Caltrans analyzed the condition of its major highway components as part of an annual progress report required by the CTC. In addition to the SB 1 targets, the report measured Caltrans' performance in the same categories established in its 2018 Transportation Asset Management Plan (TAMP) that counted and assessed the condition of the highway system's many physical components, and set objectives to preserve and improve those assets.
The progress report noted that Caltrans was on track, at current and projected rates of repair and rehabilitation, to meet SB 1 performance standards for pavement overall, bridges, and culverts by the end of the 10-year reporting period. The interconnected grid of electrical devices and hardware known as TMS (transportation management system) was placed on monitor status, meaning it's still uncertain whether the pace of improvements will be enough to achieve 2027 goals. That same rating was accorded for a separate SB 1 category, pavement maintenance based on the number of potholes, cracks and concrete corrosion found on state routes.
SB 1, which became law in 2017, requires that Caltrans upgrade 98 percent of all three classes of state highway pavement to good or fair condition by 2027. The Department also must achieve a 90 percent rating based on Level of Service (LOS) standard for pavement deficiencies.
Caltrans now uses a laser-scanning system to evaluate pavement conditions as part of SB 1 and TAMP performance standards, replacing a previous method that relied on limited visual inspections. The new automated survey has already produced greater accuracy in grading road conditions than the old method of dispatching field crews for inspections.
SB 1 also requires that Caltrans fix 500 bridges over and above a previous annual average number of repair projects, bring its culvert system to a 90 percent or better good or fair rating, and ensure that at least 90 percent of the TMS network is in good condition.
Caltrans' TAMP rates the same highway categories, but uses more precise performance metrics for pavement and bridges.
Based on the TAMP scale, all three classifications of highway pavement are on track to reach or exceed 2027 "good" condition goals. Caltrans' culvert system was likewise improving at projected rates. The TMS system, as it was under the SB 1 reporting, was placed under a monitor status because of the possibility of falling short of long-term goals.
Under TAMP assessment standards, however, the overall condition of Caltrans bridges and tunnels lagged behind other parts of the SHS showing improvement. The early bridge and tunnel showing earned an "action required" warning, and Caltrans has intervened by taking corrective steps to quicken the pace of planned improvements.

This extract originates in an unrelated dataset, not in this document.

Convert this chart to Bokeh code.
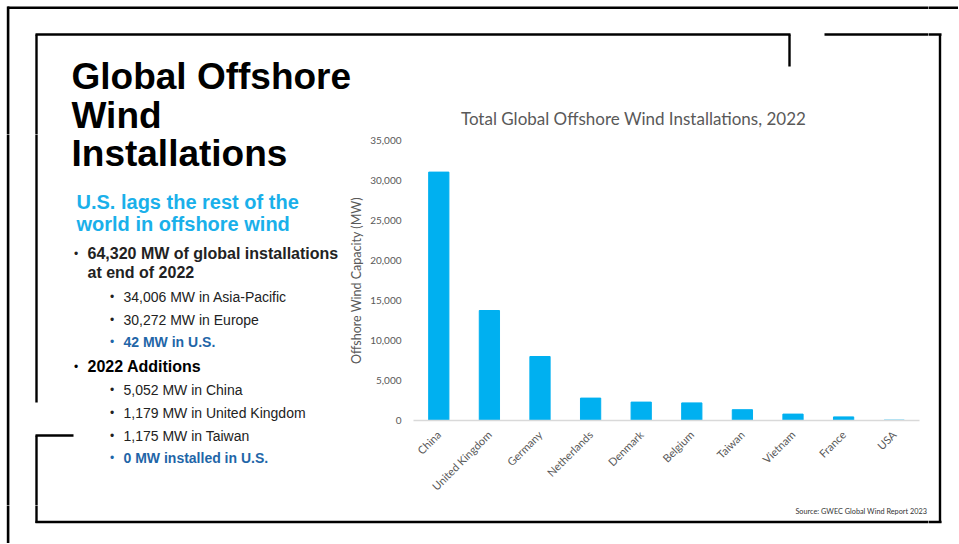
from bokeh.plotting import figure
from bokeh.layouts import row, column
from bokeh.models import Range1d, FactorRange, NumeralTickFormatter, FixedTicker
from bokeh.core.properties import value
from bokeh.embed import file_html
from bokeh.resources import INLINE
import math

# ---------------- data ----------------
countries = ["China", "United Kingdom", "Germany", "Netherlands", "Denmark",
             "Belgium", "Taiwan", "Vietnam", "France", "USA"]
capacity_mw = [31050, 13750, 8000, 2800, 2300, 2200, 1350, 800, 450, 42]
y_ticks = [0, 5000, 10000, 15000, 20000, 25000, 30000, 35000]

chart_title = "Total Global Offshore Wind Installations, 2022"
y_label = "Offshore Wind Capacity (MW)"
source_note = "Source: GWEC Global Wind Report 2023"
slide_title = ["Global Offshore", "Wind", "Installations"]
subtitle = ["U.S. lags the rest of the", "world in offshore wind"]
bullet_texts = ["64,320 MW of global installations", "at end of 2022",
                "34,006 MW in Asia-Pacific", "30,272 MW in Europe", "42 MW in U.S.",
                "2022 Additions", "5,052 MW in China", "1,179 MW in United Kingdom",
                "1,175 MW in Taiwan", "0 MW installed in U.S."]

# ---------------- style / layout ----------------
CHART_FONT = "Lato"
SLIDE_FONT = "Liberation Sans"
GRAY = "#595959"
CYAN = "#00B0F0"
SUB_CYAN = "#1AB0EA"
DARK = "#222222"
BLUE = "#1F66A8"

TOTAL_W, TOTAL_H = 958, 543
TOP_H = 134          # top strip height
MID_BOT = 505        # bottom of middle row
LEFT_W = 340         # left text panel width (middle row)
RIGHT_X = 928        # start of right strip
FL, FR, FT, FB = 413, 919, 140, 420   # chart frame in page pixels

# slide frame rectangles (page pixels): (x0, x1, y0, y1)
T = 2.4
frame_rects = [
    (7, TOTAL_W, 6, 8.6),            # outer top
    (6.3, 8.9, 6, TOTAL_H),          # outer left
    (35, 790, 34 - T / 2, 34 + T / 2),
    (789 - T / 2, 789 + T / 2, 34, 66),
    (824, 941, 34 - T / 2, 34 + T / 2),
    (939.5 - T / 2, 939.5 + T / 2, 34, 522.5),
    (35, 941, 521.5 - T / 2, 521.5 + T / 2),
    (36 - T / 2, 36 + T / 2, 34, 402),
    (35, 73, 435 - T / 2, 435 + T / 2),
    (36 - T / 2, 36 + T / 2, 435, 522.5),
]


def aux(x0, x1, y0, y1):
    f = figure(width=x1 - x0, height=y1 - y0,
               x_range=Range1d(x0, x1), y_range=Range1d(y1, y0),
               output_backend="svg", toolbar_location=None, min_border=0,
               x_axis_location=None, y_axis_location=None)
    f.outline_line_color = None
    f.background_fill_color = "white"
    f.border_fill_color = "white"
    f.grid.visible = False
    f.quad(left=[r[0] for r in frame_rects], right=[r[1] for r in frame_rects],
           top=[r[2] for r in frame_rects], bottom=[r[3] for r in frame_rects],
           fill_color="black", line_color=None)
    return f


def txt(f, x, y, text, size, color="black", style="normal", font=SLIDE_FONT,
        align="left"):
    f.text(x=[x], y=[y], text=[text], text_font=value(font), text_font_size=value(size),
           text_font_style=style, text_color=color, text_align=align,
           text_baseline="alphabetic")


# ---------------- top strip: slide title (first lines) + chart title ----------------
top = aux(0, RIGHT_X, 0, TOP_H)

# ---------------- left text panel ----------------
left = aux(0, LEFT_W, TOP_H, MID_BOT)

title_y = [76, 114.5, 153]
for line, y in zip(slide_title, title_y):
    f = top if y < TOP_H - 10 else left
    txt(f, 71, y, line, "37px", style="bold")
txt(top, 633, 118, chart_title, "17px", color=GRAY, font=CHART_FONT, align="center")

for i, line in enumerate(subtitle):
    txt(left, 76, 201 + i * 22, line, "20px", color=SUB_CYAN, style="bold")

# (level, y, bold, color) for each bullet text
bullet_fmt = [(1, 253, True, DARK), (0, 272, True, DARK), (2, 296, False, DARK),
              (2, 319, False, DARK), (2, 341, True, BLUE), (1, 366, True, "black"),
              (2, 389, False, DARK), (2, 412, False, DARK), (2, 435, False, DARK),
              (2, 457, True, BLUE)]
for text, (lvl, y, bold, color) in zip(bullet_texts, bullet_fmt):
    style = "bold" if bold else "normal"
    if lvl in (0, 1):
        size, tx, bx = "16px", 87, 73.5
    else:
        size, tx, bx = "14px", 123, 109.5
    if lvl != 0:
        txt(left, bx, y, "\u2022", "12px", color=color)
    txt(left, tx, y, text, size, color=color, style=style)

# ---------------- chart ----------------
cw, ch = RIGHT_X - LEFT_W, MID_BOT - TOP_H
p = figure(width=cw, height=ch,
           x_range=FactorRange(*countries, range_padding=0),
           y_range=Range1d(0, 35000),
           output_backend="svg", toolbar_location=None,
           min_border_left=FL - LEFT_W, min_border_right=RIGHT_X - FR,
           min_border_top=FT - TOP_H, min_border_bottom=MID_BOT - FB)
p.outline_line_color = None
p.background_fill_color = "white"
p.border_fill_color = "white"
p.xgrid.visible = False
p.ygrid.visible = False

p.vbar(x=countries, top=capacity_mw, width=0.4, fill_color=CYAN, line_color=CYAN)

p.yaxis.ticker = FixedTicker(ticks=y_ticks)
p.yaxis.formatter = NumeralTickFormatter(format="0,0")
p.yaxis.axis_line_color = None
p.yaxis.major_tick_line_color = None
p.yaxis.minor_tick_line_color = None
p.yaxis.major_label_standoff = 6
p.yaxis.major_label_text_font = CHART_FONT
p.yaxis.major_label_text_font_size = "10px"
p.yaxis.major_label_text_color = GRAY
p.yaxis.axis_label = y_label
p.yaxis.axis_label_text_font = CHART_FONT
p.yaxis.axis_label_text_font_size = "12.5px"
p.yaxis.axis_label_text_font_style = "normal"
p.yaxis.axis_label_text_color = GRAY
p.yaxis.axis_label_standoff = 3

p.xaxis.axis_line_color = "#D9D9D9"
p.xaxis.axis_line_width = 1.5
p.xaxis.major_tick_line_color = None
p.xaxis.minor_tick_line_color = None
p.xaxis.major_label_orientation = math.pi / 4
p.xaxis.major_label_standoff = 6
p.xaxis.major_label_text_font = CHART_FONT
p.xaxis.major_label_text_font_size = "11px"
p.xaxis.major_label_text_color = GRAY

# ---------------- bottom strip & right strip ----------------
bottom = aux(0, RIGHT_X, MID_BOT, TOTAL_H)
right = aux(RIGHT_X, TOTAL_W, 0, TOTAL_H)
txt(bottom, 926.5, 511, source_note, "7.3px", color="#333333", font=CHART_FONT, align="right")

# wrap plots in columns so that their frames are not aligned with each other
layout = row(column(top, row(column(left), column(p)), bottom), column(right))

open("out.html", "w").write(file_html(layout, INLINE))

High marks: Caltrans is on pace to exceed the 2027 bridge-fix goal mandated by SB 1. The department projects that of the almost 13,200 bridges it maintains in the state, least 1,900 will undergo fixes as defined by the CTC in the 10-year reporting period. SB 1 targets commit Caltrans to repairing or rehabilitating at least additional 500 bridges through 2027, an extra 50 a year, on top of the average of 114 that were being fixed annually prior to SB 1. Under the SB 1 formula, Caltrans is required to complete a total of 1,140 bridge fixes through 2027 —but will likely reach that goal by the 2024-25 fiscal year, two years earlier than required.
To earn credit as a "fix," a bridge project must either improve the condition of the span, either from fair to good, or poor to fair/good; perform a seismic restoration that meets federal guidelines; eliminate the vulnerability to scour conditions caused by water; or address vertical clearance or load capacity issues.
As measured by federal standards, the percentage of bridges rated in good condition dropped more than five points from 2017 to 2018, from 65.9 percent to 60.3 percent. Bridges that earned a fair rating from inspectors showed an almost five-point rise, from 30.8 percent in 2017 to 35.7 percent in 2018. The percentage of bridges rated in poor condition went from 3.3 percent to 4 percent in the same reporting period.
Caltrans estimates that percentage of bridges rated in good condition would steadily improve through the 10-year reporting period with the help of SB 1 funding. But even at the current rate of progress, that projected improvement would still fall short of the 2027 good condition target of 83.5 percent for Caltrans-maintained bridges and tunnels.